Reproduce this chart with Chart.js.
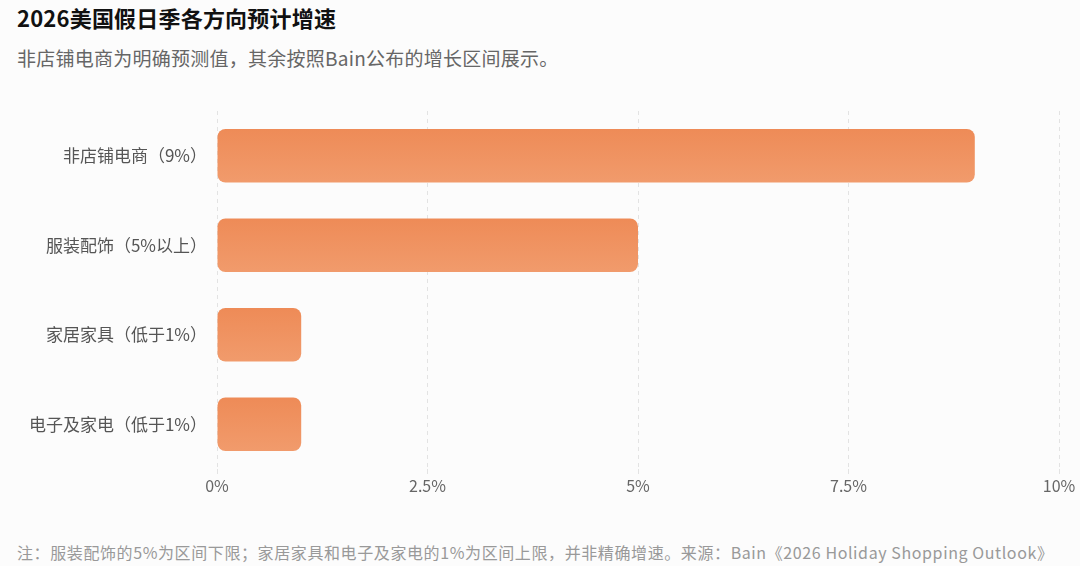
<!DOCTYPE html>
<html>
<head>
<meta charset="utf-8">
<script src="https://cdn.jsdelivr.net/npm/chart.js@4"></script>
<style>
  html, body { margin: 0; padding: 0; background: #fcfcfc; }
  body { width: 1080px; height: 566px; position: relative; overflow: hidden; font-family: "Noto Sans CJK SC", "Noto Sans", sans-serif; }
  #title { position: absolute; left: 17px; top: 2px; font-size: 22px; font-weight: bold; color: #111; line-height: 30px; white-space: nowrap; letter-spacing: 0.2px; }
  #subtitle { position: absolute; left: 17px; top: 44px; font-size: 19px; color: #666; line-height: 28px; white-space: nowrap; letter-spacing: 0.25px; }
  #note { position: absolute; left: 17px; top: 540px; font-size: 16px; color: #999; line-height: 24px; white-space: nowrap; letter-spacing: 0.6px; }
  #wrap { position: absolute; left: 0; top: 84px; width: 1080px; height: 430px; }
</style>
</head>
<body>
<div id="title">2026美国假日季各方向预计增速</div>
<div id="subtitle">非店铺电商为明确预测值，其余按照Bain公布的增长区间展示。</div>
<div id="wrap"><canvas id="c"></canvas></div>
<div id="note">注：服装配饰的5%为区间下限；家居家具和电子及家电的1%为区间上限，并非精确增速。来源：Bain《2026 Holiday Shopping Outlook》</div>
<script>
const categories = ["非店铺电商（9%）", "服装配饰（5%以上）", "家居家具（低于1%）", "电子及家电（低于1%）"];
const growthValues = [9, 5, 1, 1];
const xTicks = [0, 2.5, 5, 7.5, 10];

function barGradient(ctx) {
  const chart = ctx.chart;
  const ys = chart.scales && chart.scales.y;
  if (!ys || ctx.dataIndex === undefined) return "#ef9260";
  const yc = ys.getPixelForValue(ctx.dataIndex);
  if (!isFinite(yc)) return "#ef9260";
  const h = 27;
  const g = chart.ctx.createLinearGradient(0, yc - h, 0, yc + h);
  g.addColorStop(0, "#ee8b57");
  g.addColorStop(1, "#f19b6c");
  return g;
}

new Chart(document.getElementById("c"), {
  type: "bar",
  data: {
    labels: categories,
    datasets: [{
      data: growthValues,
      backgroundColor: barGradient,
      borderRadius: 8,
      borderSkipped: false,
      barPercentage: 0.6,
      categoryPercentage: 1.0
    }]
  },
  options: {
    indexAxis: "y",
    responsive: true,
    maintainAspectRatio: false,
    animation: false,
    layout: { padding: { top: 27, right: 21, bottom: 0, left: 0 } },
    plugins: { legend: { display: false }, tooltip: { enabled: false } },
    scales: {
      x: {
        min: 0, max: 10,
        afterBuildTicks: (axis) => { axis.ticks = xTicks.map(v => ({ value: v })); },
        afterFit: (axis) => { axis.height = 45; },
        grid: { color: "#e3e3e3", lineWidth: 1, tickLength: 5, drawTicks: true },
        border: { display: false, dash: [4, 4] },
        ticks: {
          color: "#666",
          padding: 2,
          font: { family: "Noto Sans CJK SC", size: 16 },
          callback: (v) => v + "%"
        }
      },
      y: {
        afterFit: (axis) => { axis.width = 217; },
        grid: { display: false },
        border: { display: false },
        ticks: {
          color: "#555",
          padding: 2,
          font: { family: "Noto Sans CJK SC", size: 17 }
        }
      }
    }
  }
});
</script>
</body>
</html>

★ ★ ★ ★

## Stated goal
Output the data exactly. Pictures don't belong in the result.

## Solution below
Reproduce this chart with Chart.js.
<!DOCTYPE html>
<html>
<head>
<meta charset="utf-8">
<script src="https://cdn.jsdelivr.net/npm/chart.js@4"></script>
<style>
  html, body { margin: 0; padding: 0; background: #fcfcfc; }
  body { width: 1080px; height: 566px; position: relative; overflow: hidden; font-family: "Noto Sans CJK SC", "Noto Sans", sans-serif; }
  #title { position: absolute; left: 17px; top: 2px; font-size: 22px; font-weight: bold; color: #111; line-height: 30px; white-space: nowrap; letter-spacing: 0.2px; }
  #subtitle { position: absolute; left: 17px; top: 44px; font-size: 19px; color: #666; line-height: 28px; white-space: nowrap; letter-spacing: 0.25px; }
  #note { position: absolute; left: 17px; top: 540px; font-size: 16px; color: #999; line-height: 24px; white-space: nowrap; letter-spacing: 0.6px; }
  #wrap { position: absolute; left: 0; top: 84px; width: 1080px; height: 430px; }
</style>
</head>
<body>
<div id="title">2026美国假日季各方向预计增速</div>
<div id="subtitle">非店铺电商为明确预测值，其余按照Bain公布的增长区间展示。</div>
<div id="wrap"><canvas id="c"></canvas></div>
<div id="note">注：服装配饰的5%为区间下限；家居家具和电子及家电的1%为区间上限，并非精确增速。来源：Bain《2026 Holiday Shopping Outlook》</div>
<script>
const categories = ["非店铺电商（9%）", "服装配饰（5%以上）", "家居家具（低于1%）", "电子及家电（低于1%）"];
const growthValues = [9, 5, 1, 1];
const xTicks = [0, 2.5, 5, 7.5, 10];

function barGradient(ctx) {
  const chart = ctx.chart;
  const ys = chart.scales && chart.scales.y;
  if (!ys || ctx.dataIndex === undefined) return "#ef9260";
  const yc = ys.getPixelForValue(ctx.dataIndex);
  if (!isFinite(yc)) return "#ef9260";
  const h = 27;
  const g = chart.ctx.createLinearGradient(0, yc - h, 0, yc + h);
  g.addColorStop(0, "#ee8b57");
  g.addColorStop(1, "#f19b6c");
  return g;
}

new Chart(document.getElementById("c"), {
  type: "bar",
  data: {
    labels: categories,
    datasets: [{
      data: growthValues,
      backgroundColor: barGradient,
      borderRadius: 8,
      borderSkipped: false,
      barPercentage: 0.6,
      categoryPercentage: 1.0
    }]
  },
  options: {
    indexAxis: "y",
    responsive: true,
    maintainAspectRatio: false,
    animation: false,
    layout: { padding: { top: 27, right: 21, bottom: 0, left: 0 } },
    plugins: { legend: { display: false }, tooltip: { enabled: false } },
    scales: {
      x: {
        min: 0, max: 10,
        afterBuildTicks: (axis) => { axis.ticks = xTicks.map(v => ({ value: v })); },
        afterFit: (axis) => { axis.height = 45; },
        grid: { color: "#e3e3e3", lineWidth: 1, tickLength: 5, drawTicks: true },
        border: { display: false, dash: [4, 4] },
        ticks: {
          color: "#666",
          padding: 2,
          font: { family: "Noto Sans CJK SC", size: 16 },
          callback: (v) => v + "%"
        }
      },
      y: {
        afterFit: (axis) => { axis.width = 217; },
        grid: { display: false },
        border: { display: false },
        ticks: {
          color: "#555",
          padding: 2,
          font: { family: "Noto Sans CJK SC", size: 17 }
        }
      }
    }
  }
});
</script>
</body>
</html>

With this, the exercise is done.